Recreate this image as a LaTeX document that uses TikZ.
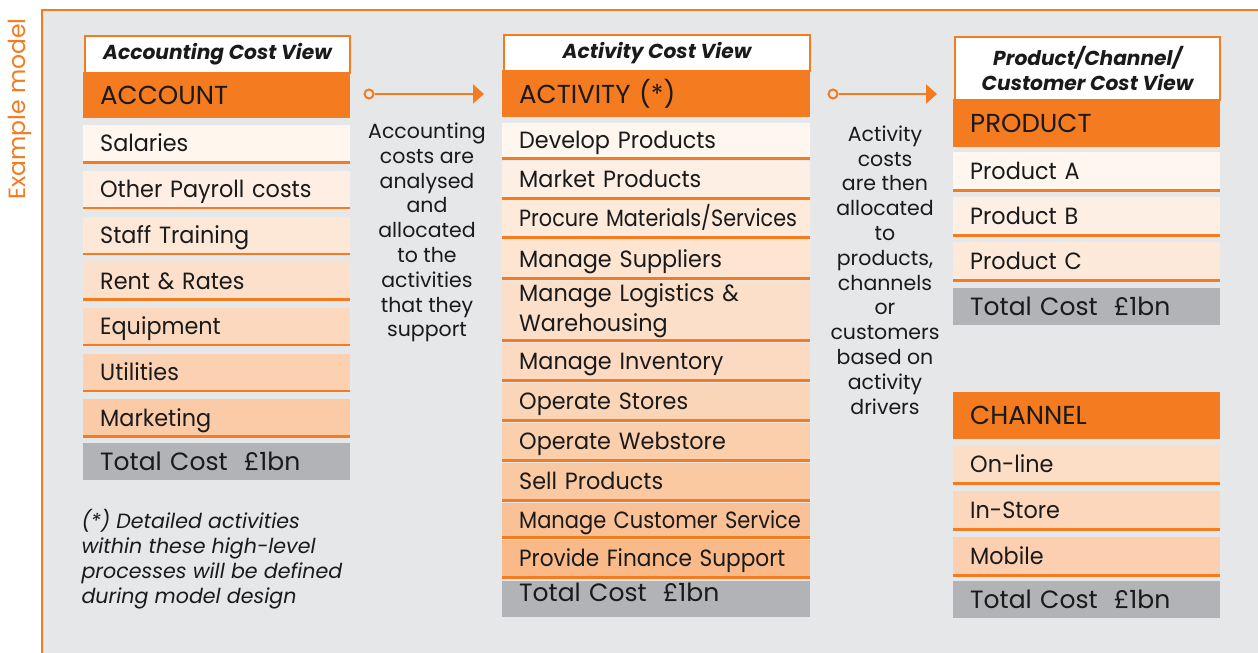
\documentclass[tikz,border=0pt]{standalone}
\usepackage{graphicx}
\usepackage{fontspec}
\setmainfont{Poppins}
\newfontfamily\itemfont{Poppins}[FakeStretch=0.95]
\usetikzlibrary{arrows.meta}
\definecolor{orng}{HTML}{F47B20}
\definecolor{bgc}{HTML}{E6E7E9}
\definecolor{totc}{HTML}{B1B3B6}
\definecolor{txtc}{HTML}{1A1A1A}
\tikzset{
  hdrbox/.style={draw=orng, line width=2pt, fill=white, inner sep=0pt, anchor=north west, align=center, text=txtc,
    font=\fontsize{20.2}{25.5}\selectfont\bfseries\itshape},
  bandbox/.style={fill=orng, inner sep=0pt, anchor=north west, align=left, text=txtc,
    font=\fontsize{26}{30}\selectfont},
  itembox/.style={inner sep=0pt, anchor=north west, align=left, text=txtc,
    font=\itemfont\fontsize{23.5}{30}\selectfont},
  oneline/.style={text height=22pt, text depth=5.6pt},
  totbox/.style={fill=totc, inner sep=0pt, anchor=north west, align=left, text=txtc,
    font=\fontsize{25}{30}\selectfont},
  orline/.style={draw=orng, line width=2.5pt},
  desc/.style={align=center, text=txtc, font=\fontsize{20.5}{24.8}\selectfont},
  dot/.style={circle, draw=orng, line width=2pt, fill=bgc, minimum size=9pt, inner sep=0pt},
  flow/.style={draw=orng, line width=2pt, -{Triangle[length=11pt,width=19pt]}},
}
\newcommand{\ind}{\hspace*{17pt}}
\newcommand{\tot}{\ind Total Cost\hspace{0.65em}£1bn}
\begin{document}
\begin{tikzpicture}[x=1pt,y=-1pt]
\useasboundingbox (0,0) rectangle (1258,653);
\fill[bgc] (43,11) rectangle (1258,653);
\draw[orng, line width=2pt] (42,653) -- (42,10) -- (1258,10);
\node[rotate=90, text=orng, font=\fontsize{23.5}{28}\selectfont] (ex) at (20,109) {Example model};

% ---------- Column 1 ----------
\node[hdrbox, minimum width=265pt, minimum height=37pt] (h1) at (84,35) {Accounting Cost View};
\node[bandbox, text width=267pt, minimum height=46pt] (b1) at (83,72) {\ind ACCOUNT};
\foreach \i/\t/\p in {0/Salaries/7, 1/Other Payroll costs/12.5, 2/Staff Training/18, 3/Rent \& Rates/23.5,
                      4/Equipment/29, 5/Utilities/34.5, 6/Marketing/40}{
  \node[itembox, oneline, fill=orng!\p!white, text width=267pt, minimum height=37pt] (a\i) at (83,125+45.7*\i) {\ind\mbox{\t}};
  \draw[orline] (a\i.south west) -- (a\i.south east);
}
\node[totbox, text width=267pt, minimum height=37pt] (t1) at (83,443) {\tot};
\node[anchor=west, align=left, text=txtc, font=\fontsize{20.6}{25}\selectfont\itshape] (fn) at (78,559.5)
  {(*) Detailed activities\\within these high-level\\processes will be defined\\during model design};

% ---------- Column 2 ----------
\node[hdrbox, minimum width=306pt, minimum height=36pt] (h2) at (503,34) {Activity Cost View};
\node[bandbox, text width=308pt, minimum height=47pt] (b2) at (502,70) {\ind ACTIVITY (*)};
\foreach \i/\y/\h/\t/\p/\s in {0/123/35/Develop Products/7/1, 1/161/37/Market Products/12/1,
    2/200/37/{Procure Materials/Services}/16/0.93, 3/240/38/Manage Suppliers/20/1,
    5/343/37/Manage Inventory/28/1,
    6/383/37/Operate Stores/32/1, 7/423/37/Operate Webstore/37/1, 8/463/37/Sell Products/42/1,
    9/503/34/Manage Customer Service/47/0.94, 10/540/37/Provide Finance Support/53/0.97}{
  \node[itembox, oneline, fill=orng!\p!white, text width=308pt, minimum height=\h pt] (c\i) at (502,\y) {\ind\scalebox{\s}[1]{\t}};
  \draw[orline] (c\i.south west) -- (c\i.south east);
}
\node[itembox, fill=orng!24!white, text width=308pt, minimum height=59pt] (c4) at (502,281)
  {\ind Manage Logistics \&\\\ind Warehousing};
\draw[orline] (c4.south west) -- (c4.south east);
\node[totbox, text width=308pt, minimum height=36pt, text depth=14pt] (t2) at (502,581) {\tot};

% ---------- Column 3 ----------
\node[hdrbox, minimum width=265pt, minimum height=63pt] (h3) at (954,36) {Product/Channel/\\Customer Cost View};
\node[bandbox, text width=267pt, minimum height=48pt] (b3) at (953,99) {\ind PRODUCT};
\foreach \i/\y/\t/\p in {0/152/Product A/7, 1/197/Product B/12, 2/242/Product C/17}{
  \node[itembox, oneline, fill=orng!\p!white, text width=267pt, minimum height=38pt] (p\i) at (953,\y) {\ind\t};
  \draw[orline] (p\i.south west) -- (p\i.south east);
}
\node[totbox, text width=267pt, minimum height=37pt] (t3) at (953,288) {\tot};
\node[bandbox, text width=267pt, minimum height=47pt] (b4) at (953,392) {\ind CHANNEL};
\foreach \i/\y/\t/\p in {0/445/On-line/25, 1/491/In-Store/30, 2/537/Mobile/36}{
  \node[itembox, oneline, fill=orng!\p!white, text width=267pt, minimum height=38pt] (q\i) at (953,\y) {\ind\t};
  \draw[orline] (q\i.south west) -- (q\i.south east);
}
\node[totbox, text width=267pt, minimum height=37pt] (t4) at (953,581) {\tot};

% ---------- Arrows and descriptions ----------
\node[dot] (d1) at (369,94) {};
\coordinate (e1) at (484,94);
\draw[flow] (d1) -- (e1);
\node[dot] (d2) at (833,94) {};
\coordinate (e2) at (937,94);
\draw[flow] (d2) -- (e2);
\node[desc] (x1) at (427,232.5) {Accounting\\costs are\\analysed\\and\\allocated\\to the\\activities\\that they\\support};
\node[desc] (x2) at (885,270) {Activity\\costs\\are then\\allocated\\to\\products,\\channels\\or\\customers\\based on\\activity\\drivers};
\end{tikzpicture}
\end{document}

- [Given request]:
Reproduce all of the material above word for word. Omit the pictures.

- [Answer to this problem]:
Recreate this image as a LaTeX document that uses TikZ.
\documentclass[tikz,border=0pt]{standalone}
\usepackage{graphicx}
\usepackage{fontspec}
\setmainfont{Poppins}
\newfontfamily\itemfont{Poppins}[FakeStretch=0.95]
\usetikzlibrary{arrows.meta}
\definecolor{orng}{HTML}{F47B20}
\definecolor{bgc}{HTML}{E6E7E9}
\definecolor{totc}{HTML}{B1B3B6}
\definecolor{txtc}{HTML}{1A1A1A}
\tikzset{
  hdrbox/.style={draw=orng, line width=2pt, fill=white, inner sep=0pt, anchor=north west, align=center, text=txtc,
    font=\fontsize{20.2}{25.5}\selectfont\bfseries\itshape},
  bandbox/.style={fill=orng, inner sep=0pt, anchor=north west, align=left, text=txtc,
    font=\fontsize{26}{30}\selectfont},
  itembox/.style={inner sep=0pt, anchor=north west, align=left, text=txtc,
    font=\itemfont\fontsize{23.5}{30}\selectfont},
  oneline/.style={text height=22pt, text depth=5.6pt},
  totbox/.style={fill=totc, inner sep=0pt, anchor=north west, align=left, text=txtc,
    font=\fontsize{25}{30}\selectfont},
  orline/.style={draw=orng, line width=2.5pt},
  desc/.style={align=center, text=txtc, font=\fontsize{20.5}{24.8}\selectfont},
  dot/.style={circle, draw=orng, line width=2pt, fill=bgc, minimum size=9pt, inner sep=0pt},
  flow/.style={draw=orng, line width=2pt, -{Triangle[length=11pt,width=19pt]}},
}
\newcommand{\ind}{\hspace*{17pt}}
\newcommand{\tot}{\ind Total Cost\hspace{0.65em}£1bn}
\begin{document}
\begin{tikzpicture}[x=1pt,y=-1pt]
\useasboundingbox (0,0) rectangle (1258,653);
\fill[bgc] (43,11) rectangle (1258,653);
\draw[orng, line width=2pt] (42,653) -- (42,10) -- (1258,10);
\node[rotate=90, text=orng, font=\fontsize{23.5}{28}\selectfont] (ex) at (20,109) {Example model};

% ---------- Column 1 ----------
\node[hdrbox, minimum width=265pt, minimum height=37pt] (h1) at (84,35) {Accounting Cost View};
\node[bandbox, text width=267pt, minimum height=46pt] (b1) at (83,72) {\ind ACCOUNT};
\foreach \i/\t/\p in {0/Salaries/7, 1/Other Payroll costs/12.5, 2/Staff Training/18, 3/Rent \& Rates/23.5,
                      4/Equipment/29, 5/Utilities/34.5, 6/Marketing/40}{
  \node[itembox, oneline, fill=orng!\p!white, text width=267pt, minimum height=37pt] (a\i) at (83,125+45.7*\i) {\ind\mbox{\t}};
  \draw[orline] (a\i.south west) -- (a\i.south east);
}
\node[totbox, text width=267pt, minimum height=37pt] (t1) at (83,443) {\tot};
\node[anchor=west, align=left, text=txtc, font=\fontsize{20.6}{25}\selectfont\itshape] (fn) at (78,559.5)
  {(*) Detailed activities\\within these high-level\\processes will be defined\\during model design};

% ---------- Column 2 ----------
\node[hdrbox, minimum width=306pt, minimum height=36pt] (h2) at (503,34) {Activity Cost View};
\node[bandbox, text width=308pt, minimum height=47pt] (b2) at (502,70) {\ind ACTIVITY (*)};
\foreach \i/\y/\h/\t/\p/\s in {0/123/35/Develop Products/7/1, 1/161/37/Market Products/12/1,
    2/200/37/{Procure Materials/Services}/16/0.93, 3/240/38/Manage Suppliers/20/1,
    5/343/37/Manage Inventory/28/1,
    6/383/37/Operate Stores/32/1, 7/423/37/Operate Webstore/37/1, 8/463/37/Sell Products/42/1,
    9/503/34/Manage Customer Service/47/0.94, 10/540/37/Provide Finance Support/53/0.97}{
  \node[itembox, oneline, fill=orng!\p!white, text width=308pt, minimum height=\h pt] (c\i) at (502,\y) {\ind\scalebox{\s}[1]{\t}};
  \draw[orline] (c\i.south west) -- (c\i.south east);
}
\node[itembox, fill=orng!24!white, text width=308pt, minimum height=59pt] (c4) at (502,281)
  {\ind Manage Logistics \&\\\ind Warehousing};
\draw[orline] (c4.south west) -- (c4.south east);
\node[totbox, text width=308pt, minimum height=36pt, text depth=14pt] (t2) at (502,581) {\tot};

% ---------- Column 3 ----------
\node[hdrbox, minimum width=265pt, minimum height=63pt] (h3) at (954,36) {Product/Channel/\\Customer Cost View};
\node[bandbox, text width=267pt, minimum height=48pt] (b3) at (953,99) {\ind PRODUCT};
\foreach \i/\y/\t/\p in {0/152/Product A/7, 1/197/Product B/12, 2/242/Product C/17}{
  \node[itembox, oneline, fill=orng!\p!white, text width=267pt, minimum height=38pt] (p\i) at (953,\y) {\ind\t};
  \draw[orline] (p\i.south west) -- (p\i.south east);
}
\node[totbox, text width=267pt, minimum height=37pt] (t3) at (953,288) {\tot};
\node[bandbox, text width=267pt, minimum height=47pt] (b4) at (953,392) {\ind CHANNEL};
\foreach \i/\y/\t/\p in {0/445/On-line/25, 1/491/In-Store/30, 2/537/Mobile/36}{
  \node[itembox, oneline, fill=orng!\p!white, text width=267pt, minimum height=38pt] (q\i) at (953,\y) {\ind\t};
  \draw[orline] (q\i.south west) -- (q\i.south east);
}
\node[totbox, text width=267pt, minimum height=37pt] (t4) at (953,581) {\tot};

% ---------- Arrows and descriptions ----------
\node[dot] (d1) at (369,94) {};
\coordinate (e1) at (484,94);
\draw[flow] (d1) -- (e1);
\node[dot] (d2) at (833,94) {};
\coordinate (e2) at (937,94);
\draw[flow] (d2) -- (e2);
\node[desc] (x1) at (427,232.5) {Accounting\\costs are\\analysed\\and\\allocated\\to the\\activities\\that they\\support};
\node[desc] (x2) at (885,270) {Activity\\costs\\are then\\allocated\\to\\products,\\channels\\or\\customers\\based on\\activity\\drivers};
\end{tikzpicture}
\end{document}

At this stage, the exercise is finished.